NONLINEAR-INTERACTION OF A VORTEX PAIR WITH CLEAN AND SURFACTANT-COVERED FREE SURFACES

Two-dimensional unsteady viscous-flow problem associated with the normal incidence of a counter-rotating vortex pair on a free surface is analyzed, Effects of surface tension and insoluble surfactants on the generation of free-surface vorticity and surface waves are investigated. A recently developed finite-difference method based on boundary-fitted coordinates is used to solve the fully-nonlinear problem. Results show that in the absence of surfactants and at low Froude number (based on circulation strength and initial separation distance of the vortex pair), waves of short lengths are generated. However, secondary vorticity generated in this case is not strong enough to affect the outward translation of the primary vortices.

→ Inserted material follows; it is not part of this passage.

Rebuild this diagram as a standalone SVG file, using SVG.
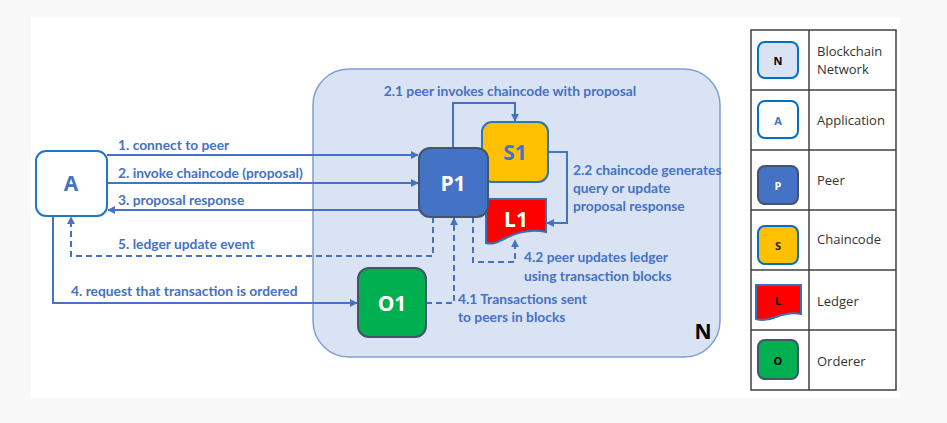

At intermediate Froude number, a transient wave developing outboard of the primary vortex becomes steep, and eventually breaks because of local instability. Consequently, free-surface vorticity inhibits the outward translation of the primary vortices. Surface tension in a clean free surface dampens the steep short waves, hence also the generation of free-surface vorticity. However, variation in surface tension induced by surfactants intensifies the generation of surface vorticity, thereby causing the primary vortices to rebound. The increase in the rotational part of wave motion results in the dampening of overall free-surface deformations. However, it is found that the shear stress associated with a large gradient of surfactant concentration could cause local steepening of the short wave generated outboard of the primary vortex.